Applying the foregoing to the case at bar, the Court notes that the contract provision which accelerated the debt upon the filing of the petition in reality did no more, at least in regard to the outstanding principal, than what the Code does automatically. In other words, inasmuch as `bankruptcy operates as the acceleration of the principal amount of all claims against the debtor,' House Report at 353, U.S.Code Cong. & Ad.News at 6309, one can hardly brand the clause as against public policy. Furthermore, when one balances the secured creditor's loss of the debtor's personal liability on the obligation and the depreciating value of the lien against the reality that enforcing the provision will not necessarily deprive the debtor of his vehicle, the remedies of redemption and reaffirmation being available, the scales are tipped toward enforcement.

19 B.R. at 867-868.

The debtor obtains, by virtue of the Bankruptcy filing, a discharge of personal liability on secured retail installment contracts. While the secured creditor's security interest in the collateral remains, the debtor no longer remains personally liable for the unpaid purchase price. The secured creditor, in turn, is entitled to the right for which it bargained, which is to reclaim the automobile when it has lost the debtor's personal liability on the obligation. The right of repossession is not one which should be lightly denied in view of the depreciating value of collateral and the possibility of its total destruction or disappearance. Sparago, 31 B.R. at 554.

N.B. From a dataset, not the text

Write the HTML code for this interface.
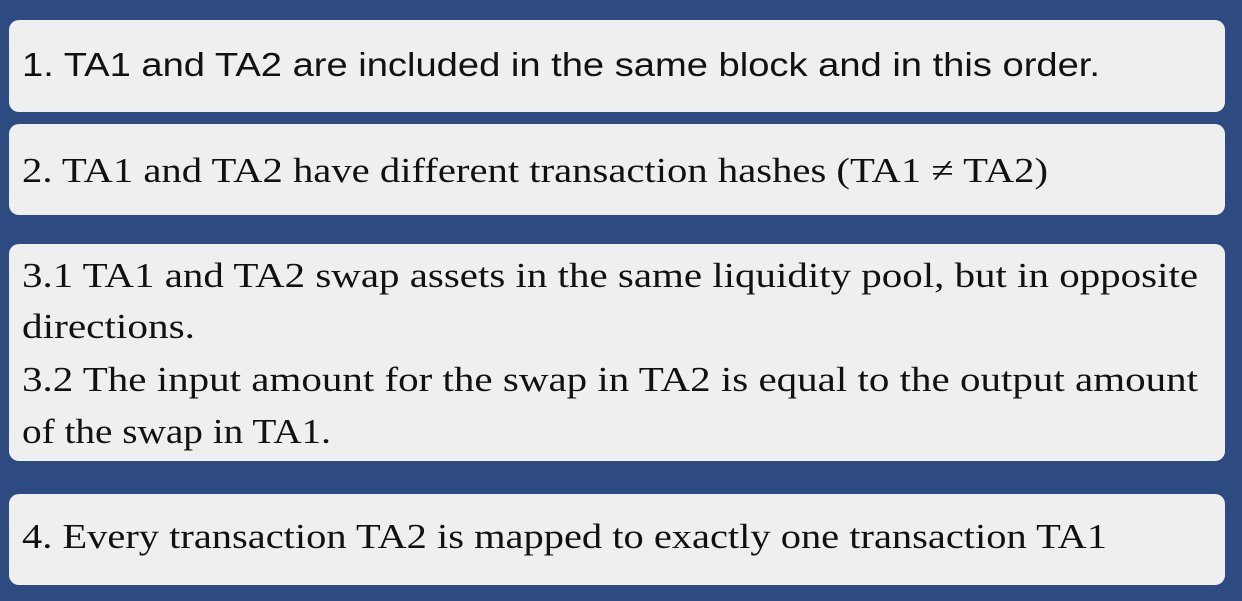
<!DOCTYPE html>
<html><head><meta charset="utf-8"><style>
html,body{margin:0;padding:0;width:1242px;height:601px;overflow:hidden;background:#2d4b80}
</style></head><body>
<svg width="1242" height="601" xmlns="http://www.w3.org/2000/svg">
<rect width="1242" height="601" fill="#2d4b80"/>
<g fill="#efefef">
<rect x="9" y="20" width="1216" height="92" rx="10"/>
<rect x="9" y="124" width="1216" height="91" rx="10"/>
<rect x="9" y="244" width="1216" height="217" rx="10"/>
<rect x="9" y="494" width="1216" height="91" rx="10"/>
</g>
<g fill="#111" font-family="Liberation Serif, serif" font-size="35">
<text x="22" y="76" font-family="Liberation Sans, sans-serif" font-size="33" textLength="1078" lengthAdjust="spacingAndGlyphs">1. TA1 and TA2 are included in the same block and in this order.</text>
<text x="22" y="182" textLength="1026" lengthAdjust="spacingAndGlyphs">2. TA1 and TA2 have different transaction hashes (TA1 ≠ TA2)</text>
<text x="22" y="287" textLength="1176" lengthAdjust="spacingAndGlyphs">3.1 TA1 and TA2 swap assets in the same liquidity pool, but in opposite</text>
<text x="22" y="338" textLength="173" lengthAdjust="spacingAndGlyphs">directions.</text>
<text x="22" y="391" textLength="1176" lengthAdjust="spacingAndGlyphs">3.2 The input amount for the swap in TA2 is equal to the output amount</text>
<text x="22" y="443" textLength="309" lengthAdjust="spacingAndGlyphs">of the swap in TA1.</text>
<text x="22" y="548" textLength="1085" lengthAdjust="spacingAndGlyphs">4. Every transaction TA2 is mapped to exactly one transaction TA1</text>
</g>
</svg>
</body></html>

Since the debtor has remained current on his payments to Chrysler Credit and has expressed an interest in reaffirming the debt, Chrysler Credit's motion to lift stay is denied. The debtor shall be given 20 days from the entry of this order to negotiate a reaffirmation agreement, should he choose to do so. If the debtor has not filed a reaffirmation agreement within such time, the automatic stay shall terminate.

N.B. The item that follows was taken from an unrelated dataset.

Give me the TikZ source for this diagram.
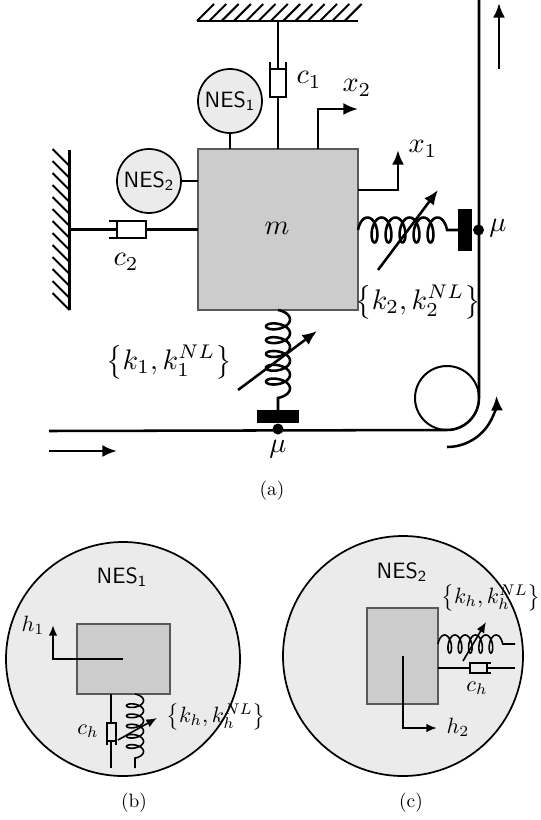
\documentclass[tikz,border=0pt]{standalone}
\usepackage{tikz}
\usetikzlibrary{arrows.meta}
\usetikzlibrary{calc}

\tikzset{
	lne/.style={line width=1.9pt},
	thn/.style={line width=1.2pt},
	tip/.style={-{Latex[length=11pt,width=9pt]}},
	tipsmall/.style={-{Latex[length=8pt,width=6.5pt]}},
	mass/.style={fill=black!20,draw=black!65,line width=0.8pt},
	nes/.style={circle,fill=black!8,draw=black,line width=1.3pt,minimum size=48pt,inner sep=0pt},
	disc/.style={fill=black!8,draw=black,line width=1.3pt},
	lab/.style={scale=2.12,inner sep=0pt},
	labsmall/.style={scale=1.66,inner sep=0pt},
	labnes/.style={scale=1.66,inner sep=0pt},
	labcap/.style={scale=1.45,inner sep=0pt},
}

\begin{document}
\begin{tikzpicture}[x=0.75pt,y=-0.75pt,domain=0:1980,samples=300]

		\useasboundingbox (0,0) rectangle (541,820);

		\coordinate (Ceil) at (278,21);
		\coordinate (WallTop) at (69.5,150);
		\coordinate (WallBot) at (69.5,310);
		\coordinate (Roller) at (447,398);
		\coordinate (BeltTop) at (479,0);
		\coordinate (BeltLeft) at (49,431);

		\draw [mass] (198,149) rectangle (358,310);
		\node (m) [lab] at (277,228) {$m$};

		% ceiling and wall
		\draw [lne] (197,21) -- (358,21);
		\foreach \i in {0,...,12}
			\draw [line width=1.5pt] (197+\i*12.3,21) -- ++(17,-17);
		\draw [lne] (WallTop) -- (WallBot);
		\foreach \i in {0,...,12}
			\draw [line width=1.5pt] (69.5,166+\i*12) -- ++(-17,-17);

		% NES circles
		\node (nesA) [nes] at (230,101) {};
		\node (nesB) [nes] at (149,181) {};
		\node [labnes] at (nesA) {$\mathsf{NES_1}$};
		\node [labnes] at (nesB) {$\mathsf{NES_2}$};
		\draw [lne] (nesA) -- (230,149);
		\draw [lne] (nesB) -- (198,181);

		% damper c1
		\coordinate (P1) at (278,69);
		\coordinate (Q1) at (278,97);
		\draw [lne] (Ceil) -- (P1);
		\draw [lne] (Q1) -- (278,149);
		\draw [lne] (270,62) -- (270,97) -- (286,97) -- (286,62);
		\draw [lne] (270,69) -- (286,69);
		\node (cA) [lab] at (309,80) {$c_1$};

		% damper c2
		\coordinate (P2) at (117,229.5);
		\coordinate (Q2) at (146,229.5);
		\draw [lne] (WallTop |- P2) -- (P2);
		\draw [lne] (Q2) -- (198,229.5);
		\draw [lne] (109,221) -- (146,221) -- (146,238) -- (109,238);
		\draw [lne] (117,221) -- (117,238);
		\node (cB) [lab] at (126,262) {$c_2$};

		% displacement arrows
		\draw [lne,tip] (318,149) |- (358,109);
		\node (xB) [lab] at (357,88) {$x_2$};
		\draw [lne,tip] (358,190) -| (398,150);
		\node (xA) [lab] at (423,149) {$x_1$};

		% belt
		\draw [lne] (BeltTop) -- (479,398) arc (0:90:32) -- (BeltLeft);
		\draw [line width=1.5pt] (Roller) circle (32);
		\draw [lne,tip] (499,69) -- (499,3);
		\draw [lne,tip] (49,451) -- (117,451);
		\draw [lne,tip] (447,447) arc (90:-2:49.5);

		% spring k2
		\draw [lne] plot ({358+\x/360*14+6*(1-cos(\x))},{230-12.5*sin(\x)}) -- (458,230);
		\fill (458,209) rectangle (472,251);
		\fill (478.5,230) circle (5.5);
		\draw [lne,tip] (378,270) -- (438,190);
		\node (muB) [lab] at (498,228) {$\mu$};
		\node (kB) [lab] at (418,302) {$\left\{k_2,k_2^{NL}\right\}$};

		% spring k1
		\draw [lne] plot ({278+12*sin(\x)},{310+\x/360*13.8+6*(1-cos(\x))}) -- (278,410);
		\fill (257,410) rectangle (299,423);
		\fill (278,429) circle (5.5);
		\draw [lne,tip] (238,390) -- (317,331);
		\node (muA) [lab] at (278,449) {$\mu$};
		\node (kA) [lab] at (169,362) {$\left\{k_1,k_1^{NL}\right\}$};

		\node (capA) [labcap] at (272,491) {(a)};

		% panel b
		\node (discB) [disc,circle,minimum size=175.5pt,inner sep=0pt] at (123,659) {};
		\draw [mass] (77,624) rectangle (170,694);
		\node (titleB) [labnes] at (122,577) {$\mathsf{NES_1}$};
		\draw [line width=1.5pt,tipsmall] (123,659) -| (53,625);
		\node (hA) [labsmall] at (33,625) {$h_1$};
		\draw [thn] (111,694) -- (111,723);
		\draw [thn] (111,741) -- (111,768);
		\draw [thn] (107,745) -- (107,723) -- (116,723) -- (116,745);
		\draw [thn] (107,741) -- (116,741);
		\node (chA) [labsmall] at (88,731) {$c_h$};
		\draw [thn] plot ({135+8.5*sin(\x)},{694+\x/360*10.2+4*(1-cos(\x))}) -- (135,768);
		\draw [thn,tipsmall] (118,740) -- (157,718);
		\node (khA) [labsmall] at (216,717) {$\left\{k_h,k_h^{NL}\right\}$};
		\node (capB) [labcap] at (134,803) {(b)};

		% panel c
		\node (discC) [disc,circle,minimum size=180pt,inner sep=0pt] at (403,656) {};
		\draw [mass] (367,608) rectangle (438,704);
		\node (titleC) [labnes] at (402,572) {$\mathsf{NES_2}$};
		\draw [line width=1.5pt,tipsmall] (403,656) |- (437,728);
		\node (hB) [labsmall] at (458,727) {$h_2$};
		\draw [thn] plot ({438+\x/360*10.3+4*(1-cos(\x))},{644-9*sin(\x)}) -- (515,644);
		\draw [thn,tipsmall] (463,661) -- (486,622);
		\draw [thn] (438,668) -- (470,668);
		\draw [thn] (487,668) -- (515,668);
		\draw [thn] (491,663) -- (470,663) -- (470,673) -- (491,673);
		\draw [thn] (487,663) -- (487,673);
		\node (chB) [labsmall] at (477,688) {$c_h$};
		\node (khB) [labsmall] at (491,598) {$\left\{k_h,k_h^{NL}\right\}$};
		\node (capC) [labcap] at (411,803) {(c)};

\end{tikzpicture}
\end{document}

1. Since debtor's counsel presumably can not make the declaration or affidavit required by 11 U.S.C. § 524(c)(3)(B), a reaffirmation agreement negotiated while debtor was represented by counsel should not be approved. Should the debtor wish to negotiate an agreement against the advice of his counsel he may do so, however, the debtor must be prepared to persuade the court, at a reaffirmation hearing, that the agreement satisfies the requirements of 11 U.S.C. § 524(c)(6)(A).